Artigo por Edite Queiroz
Nunca, como hoje, os Media foram mais relevantes – pelos melhores e piores motivos. Eles ensinam e prescrevem formas de agir, de pensar e de ser, funcionando como veículos de conhecimento, de informação e de promoção da participação social, mas também de disseminação de fake news, da naturalização de preconceitos ou estruturas de violência e da instituição de narrativas simplistas, polarizadas ou inabaláveis. Embora a pluralidade dos Media pudesse corresponder a maior diversidade de perspectivas e opiniões, o fenómeno não se traduz no aumento do debate construtivo ou no reforço da liberdade de expressão, mas antes em problemas complexos como a infodemia, desinformação (fake news), propaganda e polarização da opinião pública.
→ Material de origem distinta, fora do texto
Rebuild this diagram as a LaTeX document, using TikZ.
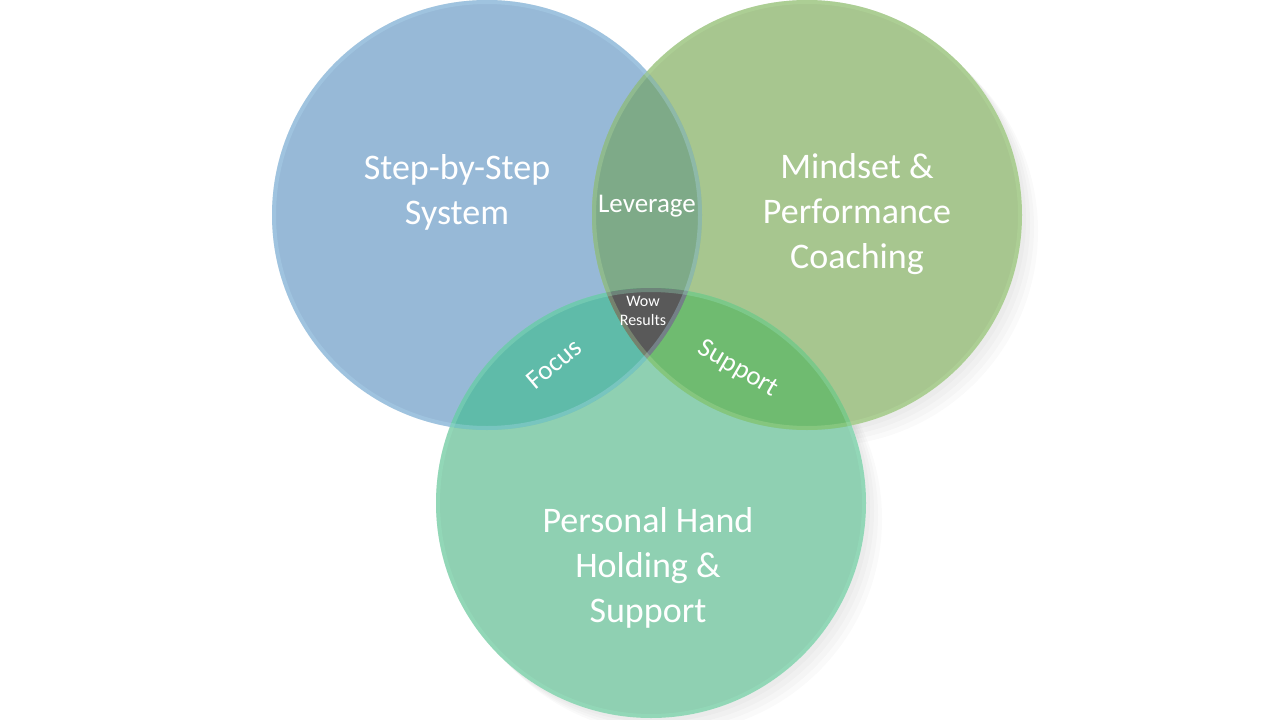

Estes problemas têm sido especialmente salientes nas últimas décadas, ao longo das quais as redes sociais se instalaram definitivamente no nosso quotidiano e somaram, aos conhecidos riscos da exposição aos Media, o facto de qualquer pessoa poder criar conteúdos. A cobertura dos mais variados temas é hoje marcada pela sobrecarga informativa, mas também pela ausência de contexto, por imagens sensacionalistas, pormenores gráficos sem edição, selecção ou contrastação de fontes, linguagem metafórica ou adjectivante ou apreciações pouco fundamentadas – que podem, em segundos, chegar a todos os pontos do globo. Frequentemente, os eventos noticiados (por exemplo, notícias sobre acidentes, maus-tratos, homicídios ou suicídios, sobre a pandemia COVID-19 ou, mais recentemente, sobre a guerra na Ucrânia) são apresentados como batalhas entre o bem e o mal ou entre o certo e o errado, gerando ideias estereotipadas e reacções exacerbadas, bem como confusão, hostilidade e preconceito.
“Existem inúmeras evidências de que o grau de exposição aos Media afecta negativamente a saúde psicológica e mesmo a física, em particular quando eventos violentos ou traumáticos estão em causa.”
Existem inúmeras evidências de que o grau de exposição aos Media afecta negativamente a saúde psicológica e mesmo a física, em particular quando eventos violentos ou traumáticos estão em causa. Na presente situação de guerra, é evidente que o conflito não é apenas travado no terreno, mas também – e sobretudo – nos ecrãs televisivos e na Internet, nos quais é transmitida e discutida uma guerra virtual psicológica que disputa a construção das imagens e narrativas. O chamado jornalismo de guerra é determinante para a percepção de risco e adensa sentimentos de medo e insegurança que podem evoluir para estados persistentes de stresse, dificuldade de desligar, raiva ou problemas mais graves de saúde psicológica. Este tipo de jornalismo, ao normalizar actos violentos e posições extremadas, alimenta um sentido de desconexão com o mundo (a guerra dos outros), corroendo a capacidade empática e podendo conduzir a reacções agressivas ou a comportamentos de discriminação para com determinados países, povos ou populações. Num momento em que vivemos ainda os efeitos de um longo período de stresse, ansiedade e incerteza que marcou toda a pandemia, é expectável que todos estes efeitos sejam ainda mais marcados.
Os/as Psicólogos/as têm um papel crítico junto dos Media, podendo apoiar a prática de um jornalismo com responsabilidade, capaz de avaliar adequadamente e de forma sensível o que comunicar, quando comunicar e como comunicar, assegurando a clareza, a imparcialidade e a verdade e, simultaneamente, prevenindo ou minorando consequências psicológicas adversas para as pessoas directa e indirectamente envolvidas nos eventos noticiados. No entanto, porque a evidência demonstra que a desinformação, depois de difundida, é difícil de corrigir, todos/as os/as Psicólogos/as, qualquer que seja o seu contexto de intervenção, têm a responsabilidade de apoiar as pessoas na gestão emocional das informações recebidas, bem como na construção de uma tão necessária cibercidadania. Esta inclui competências para compreender e utilizar a informação, combatendo o potencial impacto negativo dos Media – nomeadamente, competências de literacia digital (que permitem, por exemplo, entender o funcionamento de algoritmos ou distinguir factos de opiniões), competências cívicas (que asseguram a responsabilidade digital para os outros na divulgação de conteúdos ou o exercício de um sentido crítico) e competências de cibersegurança (que diminuem a vulnerabilidade a ataques de hackers ou outras técnicas de manipulação online). É nossa tarefa transversal a promoção da inclusão, da autonomia e da integração psicossocial das pessoas, no mundo real e virtual, promovendo a sua auto-determinação, agência pessoal e (ciber)cidadania activa, proporcionando-lhes ferramentas para que possam, de forma informada e consciente, participar da sua comunidade e do mundo.